De ce fait, le mobile et l’Internet doivent être développés en tant que canaux de paiement. Aujourd’hui, le téléphone portable sert à transférer rapidement de l’argent. Il constitue non seulement un moyen plus rapide et sécurisé mais surtout accessible à la grande majorité de la population.
Selon Mohamed Horani, PDG de HPS, une des sociétés leaders dans le domaine de la monétique, « les banques doivent développer davantage les réseaux commerçants de proximité notamment et promouvoir de nouveaux services tels que le paiement de factures des grands opérateurs (distributeurs d’eau et d’électricité, opérateurs télécoms etc.) et le transfert d’argent. » En termes de transfert de fonds, la Banque africaine de Développement (BAD) estime que la diaspora africaine envoie chaque année 17 milliards de dollars dans les pays d’origine.

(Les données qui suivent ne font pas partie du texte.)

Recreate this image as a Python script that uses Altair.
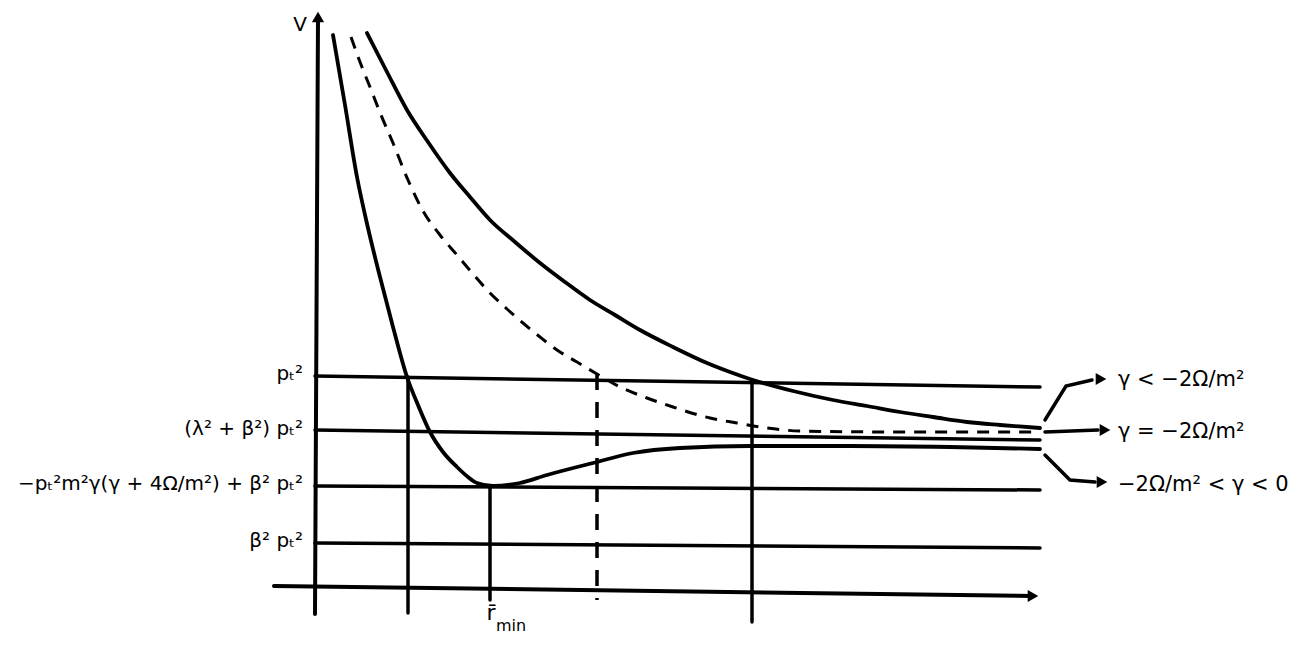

Ce montant dépasserait celui des investissements directs étrangers et celui de l’aide publique au développement. Mais cette somme est malheureusement presque totalement engloutie dans des dépenses de consommation. Le développement d’une offre monétique permettrait de lutter progressivement contre cette culture du cash et d’aider les bénéficiaires de ces fonds à mieux orienter leurs dépenses, à épargner et participer à la création de richesses dans le pays. « En France, par exemple, la carte a été développée grâce aux distributeurs automatiques de billets. Cette commodité d’accès au cash a développé le reflexe d’utilisation de la carte. Progressivement, les porteurs de cartes ont commencé à doser les retraits cash en fonction de leur besoin, favorisant ainsi la croissance de l’épargne », explique Mohamed Horani.
Vodafone s’inspire de sa filiale kényane
Les services bancaires sur mobile représenteront un marché de 5 milliards de dollars d’ici 2012, selon l’Association GSMA qui regroupe 750 opérateurs mobiles dans plus de 200 pays. L’association prévoit 913 millions d’utilisateurs d’ici 2014 contre seulement 20 millions actuellement.

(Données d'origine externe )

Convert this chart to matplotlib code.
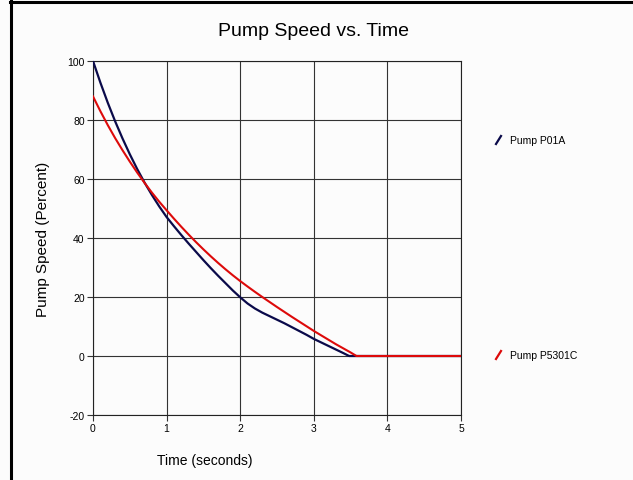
import numpy as np
import matplotlib
matplotlib.use("Agg")
import matplotlib.pyplot as plt
from matplotlib.lines import Line2D

plt.rcParams["font.family"] = ["Liberation Sans", "DejaVu Sans"]
plt.rcParams["axes.unicode_minus"] = False

# values (every 0.1 s)
t_p01a = [0, 0.1, 0.2, 0.3, 0.4, 0.5, 0.6, 0.7, 0.8, 0.9, 1.0, 1.1, 1.2, 1.3, 1.4, 1.5,
          1.6, 1.7, 1.8, 1.9, 2.0, 2.1, 2.2, 2.3, 2.4, 2.5, 2.6, 2.7, 2.8, 2.9, 3.0,
          3.1, 3.2, 3.3, 3.4, 3.48, 4.0, 5.0]
s_p01a = [100, 92.7, 85.9, 79.6, 73.8, 68.4, 63.4, 58.8, 54.6, 50.7, 47.1, 44.0, 41.0, 38.1, 35.3, 32.5,
          29.8, 27.2, 24.7, 22.2, 19.9, 17.8, 16.1, 14.7, 13.5, 12.3, 11.1, 9.8, 8.5, 7.2, 5.8,
          4.6, 3.4, 2.2, 1.0, 0, 0, 0]
t_p5301c = [0, 0.1, 0.2, 0.3, 0.4, 0.5, 0.6, 0.7, 0.8, 0.9, 1.0, 1.1, 1.2, 1.3, 1.4, 1.5,
            1.6, 1.7, 1.8, 1.9, 2.0, 2.1, 2.2, 2.3, 2.4, 2.5, 2.6, 2.7, 2.8, 2.9, 3.0,
            3.1, 3.2, 3.3, 3.4, 3.5, 3.58, 4.0, 5.0]
s_p5301c = [88, 83.0, 78.3, 73.9, 69.8, 65.9, 62.2, 58.7, 55.4, 52.3, 49.4, 46.55, 43.8, 41.15, 38.6, 36.15,
            33.8, 31.55, 29.4, 27.35, 25.4, 23.55, 21.75, 20.0, 18.3, 16.6, 14.95, 13.3, 11.7, 10.1, 8.5,
            7.0, 5.5, 4.0, 2.6, 1.2, 0, 0, 0]
series_names = ["Pump P01A", "Pump P5301C"]

W, H = 633, 481
fig = plt.figure(figsize=(W / 100, H / 100), dpi=100, facecolor="#fcfcfc")
ax = fig.add_axes([93 / W, 1 - 416 / H, (461 - 93) / W, (416 - 62) / H])
ax.set_facecolor("#fcfcfc")

ax.plot(t_p01a, s_p01a, color="#0a0a4a", lw=1.6, zorder=3, solid_joinstyle="round")
ax.plot(t_p5301c, s_p5301c, color="#dd0a0a", lw=1.5, zorder=4, solid_joinstyle="round")

ax.set_xlim(0, 5)
ax.set_ylim(-20, 100)
ax.set_xticks(range(0, 6))
ax.set_yticks(range(-20, 101, 20))
ax.grid(True, color="#333333", lw=0.8)
ax.set_axisbelow(True)
ax.tick_params(labelsize=7.5, length=4, width=0.8, color="#333333", pad=2)
for sp in ax.spines.values():
    sp.set_color("#222222")
    sp.set_linewidth(0.8)

fig.text(43 / W, 1 - 239 / H, "Pump Speed (Percent)", ha="center", va="center",
         rotation=90, fontsize=11)
fig.text(205 / W, 1 - 461 / H, "Time (seconds)", ha="center", va="center", fontsize=10)
fig.text(314 / W, 1 - 32 / H, "Pump Speed vs. Time", ha="center", va="center", fontsize=14)

# legend entries on the right
for name, col, ypx in [(series_names[0], "#0a0a4a", 141), (series_names[1], "#dd0a0a", 356)]:
    fig.add_artist(Line2D([496 / W, 501 / W], [1 - (ypx + 4) / H, 1 - (ypx - 4) / H],
                          color=col, lw=1.6))
    fig.text(510 / W, 1 - ypx / H, name, ha="left", va="center", fontsize=7.5)

# frame lines on left and top
fig.add_artist(Line2D([11 / W, 11 / W], [0, 1 - 2 / H], color="black", lw=2.2))
fig.add_artist(Line2D([10 / W, 1], [1 - 3 / H, 1 - 3 / H], color="black", lw=2.2))

fig.savefig("out.png", dpi=100, facecolor=fig.get_facecolor())
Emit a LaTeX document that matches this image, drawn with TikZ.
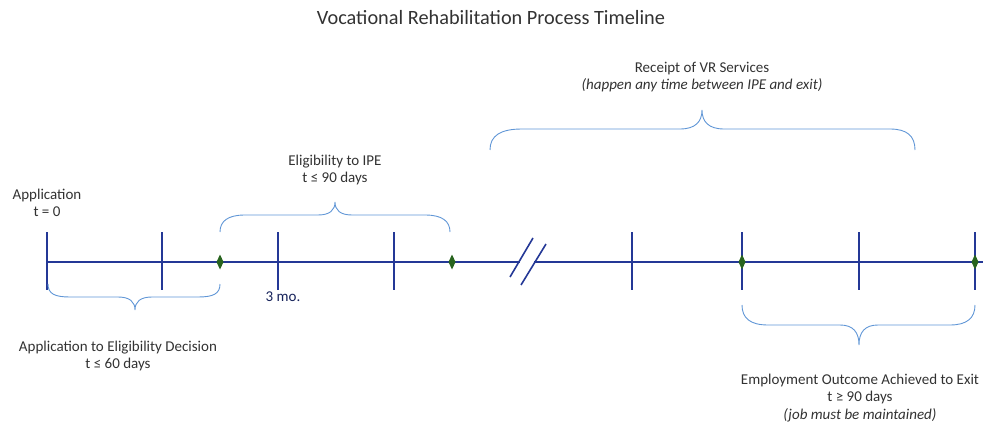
\documentclass[tikz,border=0pt]{standalone}
\usepackage{fontspec}
\setmainfont{Carlito}
\begin{document}
\begin{tikzpicture}[x=1pt,y=-1pt,
  axisline/.style={draw=axisblue,line width=1.6pt},
  tickmark/.style={draw=axisblue,line width=1.6pt},
  brace/.style={draw=braceblue,line width=0.9pt},
  lbl/.style={text=txtgray,font=\fontsize{15}{17.5}\selectfont,align=center,inner sep=0pt},
  gem/.style={fill=gemgreen,draw=none}]
\definecolor{axisblue}{RGB}{36,56,150}
\definecolor{braceblue}{RGB}{96,150,214}
\definecolor{txtgray}{RGB}{50,50,50}
\definecolor{gemgreen}{RGB}{40,100,30}
\useasboundingbox (0,0) rectangle (983,425);

% title
\node[lbl,font=\fontsize{20.3}{24}\selectfont] (title) at (491,18) {Vocational Rehabilitation Process Timeline};

% axis
\coordinate (a0) at (47,262);
\coordinate (a1) at (983,262);
\draw[axisline] (a0) -- (a1);

% ticks
\foreach \x [count=\i] in {47,162,278,394,632,742,859,975}{
  \coordinate (t\i top) at (\x,232);
  \coordinate (t\i bot) at (\x,290);
  \draw[tickmark] (t\i top) -- (t\i bot);
}

% break marks
\coordinate (b1s) at (510,277); \coordinate (b1e) at (533,238);
\coordinate (b2s) at (521,285); \coordinate (b2e) at (546,244);
\fill[white] (520,257) rectangle (534,267);
\draw[tickmark] (b1s) -- (b1e);
\draw[tickmark] (b2s) -- (b2e);

% milestones (diamonds)
\foreach \x [count=\i] in {220,452,742,975}{
  \coordinate (m\i) at (\x,262);
  \fill[gem] ([yshift=-7.5]m\i) -- ([xshift=3.5]m\i) -- ([yshift=7.5]m\i) -- ([xshift=-3.5]m\i) -- cycle;
}

% brace 1 (below, application to eligibility)
\draw[brace] (48,284) .. controls (48,294) and (55,297) .. (70,297) -- (118,297)
  .. controls (130,297) and (135,302) .. (135,310)
  .. controls (135,302) and (140,297) .. (152,297) -- (198,297)
  .. controls (213,297) and (220,294) .. (220,284);

% brace 2 (above, eligibility to IPE)
\draw[brace] (220,232) .. controls (220,221) and (228,215) .. (245,215) -- (318,215)
  .. controls (330,215) and (335,210) .. (335,202)
  .. controls (335,210) and (340,215) .. (352,215) -- (425,215)
  .. controls (442,215) and (450,221) .. (450,232);

% brace 3 (above, VR services)
\draw[brace] (490,150) .. controls (490,136) and (500,129) .. (522,129) -- (680,129)
  .. controls (695,129) and (702,122) .. (702,110)
  .. controls (702,122) and (709,129) .. (724,129) -- (890,129)
  .. controls (907,129) and (915,136) .. (915,150);

% brace 4 (below, employment to exit)
\draw[brace] (742,305) .. controls (742,318) and (750,325) .. (768,325) -- (840,325)
  .. controls (853,325) and (859,332) .. (859,345)
  .. controls (859,332) and (865,325) .. (878,325) -- (950,325)
  .. controls (967,325) and (975,318) .. (975,305);

% labels
\node[lbl] (app) at (47,203) {Application\\t = 0};
\node[lbl] (elig) at (335,170) {Eligibility to IPE\\t ≤ 90 days};
\node[lbl,text=axisblue!60!black] (mo) at (283,297) {3 mo.};
\node[lbl] (appelig) at (118,356) {Application to Eligibility Decision\\t ≤ 60 days};
\node[lbl] (vr) at (702,77) {Receipt of VR Services\\\textit{(happen any time between IPE and exit)}};
\node[lbl] (emp) at (860,398) {Employment Outcome Achieved to Exit\\t ≥ 90 days\\\textit{(job must be maintained)}};
\end{tikzpicture}
\end{document}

Vodafone vient d’annoncer la création d’une co-entreprise avec la division Global Transaction du groupe Citigroup Corporate and Investment Banking. Cette association donnera naissance à un service international de transaction monétaire via un téléphone mobile de marque Vodafone. ” Ce nouveau service fournira aux expéditeurs et destinataires d’argent un système de transfert monétaire de premier choix qui sera économique, confortable, sécurisé, transparent et facile à utiliser », expliquent les promoteurs de ce projet.

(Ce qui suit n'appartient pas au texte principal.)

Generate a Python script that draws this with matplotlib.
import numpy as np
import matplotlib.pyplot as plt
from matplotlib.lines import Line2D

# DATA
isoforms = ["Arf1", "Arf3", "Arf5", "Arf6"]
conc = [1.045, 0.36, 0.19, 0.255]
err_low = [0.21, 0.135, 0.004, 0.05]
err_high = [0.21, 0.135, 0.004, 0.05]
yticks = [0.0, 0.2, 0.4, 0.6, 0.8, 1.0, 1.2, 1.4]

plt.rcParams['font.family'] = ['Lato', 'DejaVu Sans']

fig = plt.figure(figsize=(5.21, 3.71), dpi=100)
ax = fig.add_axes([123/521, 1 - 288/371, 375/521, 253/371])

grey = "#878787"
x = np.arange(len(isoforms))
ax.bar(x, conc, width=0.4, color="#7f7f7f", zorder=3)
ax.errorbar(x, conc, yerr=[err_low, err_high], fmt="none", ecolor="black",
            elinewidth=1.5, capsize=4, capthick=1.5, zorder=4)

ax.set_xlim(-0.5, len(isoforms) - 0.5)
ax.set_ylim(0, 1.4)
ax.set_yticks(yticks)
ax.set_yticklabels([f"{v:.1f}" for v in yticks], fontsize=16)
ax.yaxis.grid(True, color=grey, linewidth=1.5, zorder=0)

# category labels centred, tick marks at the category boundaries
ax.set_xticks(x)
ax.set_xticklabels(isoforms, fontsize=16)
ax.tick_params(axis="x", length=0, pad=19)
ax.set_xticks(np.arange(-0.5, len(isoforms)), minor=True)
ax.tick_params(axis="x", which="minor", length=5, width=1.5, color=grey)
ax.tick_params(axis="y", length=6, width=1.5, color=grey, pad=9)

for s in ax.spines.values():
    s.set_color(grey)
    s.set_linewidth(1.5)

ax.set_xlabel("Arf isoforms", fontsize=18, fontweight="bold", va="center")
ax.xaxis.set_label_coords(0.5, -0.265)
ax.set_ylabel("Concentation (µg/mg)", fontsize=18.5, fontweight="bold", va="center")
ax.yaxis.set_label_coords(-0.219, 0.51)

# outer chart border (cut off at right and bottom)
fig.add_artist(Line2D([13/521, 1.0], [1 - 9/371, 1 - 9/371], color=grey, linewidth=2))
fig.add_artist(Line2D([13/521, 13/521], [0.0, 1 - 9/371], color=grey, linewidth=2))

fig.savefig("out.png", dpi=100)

L’opérateur britannique s’est certainement inspiré du franc succès de Safaricom, sa filiale kenyane, pour faire valoir son avance dans ce domaine. Déjà au Kenya, depuis mars 2007, les abonnés de Safaricom, le plus gros opérateur mobile local, peuvent envoyer des fonds par messages texte. Ce système, baptisé M-Pesa, est considéré comme une véritable révolution dans ce pays où près de 80 % de la population ne dispose pas de compte bancaire. Ils peuvent désormais transférer de l’argent à une autre personne en envoyant un SMS ; le destinataire de l’appel peut ensuite aller retirer l’argent dans n’importe quelle boutique de téléphonie mobile du pays. Ce système fournit de l’argent de manière rapide et sécurisée grâce à un code d’accès ; sa simplicité séduit également ceux qui passaient auparavant par une banque. En effet, les opérations effectuées auprès des banques demandent beaucoup de temps en raison des procédures. De plus, les familles sont souvent obligées de se déplacer sur de longues distances pour trouver une banque. Aujourd’hui, près de 2 millions de clients ont souscrit à ce service et le succès qu’il engendre commence à gêner certains. Certaines banques auraient en effet suggéré au Ministre des Finances de procéder à un audit approfondi de l’opérateur en laissant insinuer des prétextes fallacieux, selon lesquels M-Pesa serait basé sur un système pyramidal mettant en danger l’argent des porteurs.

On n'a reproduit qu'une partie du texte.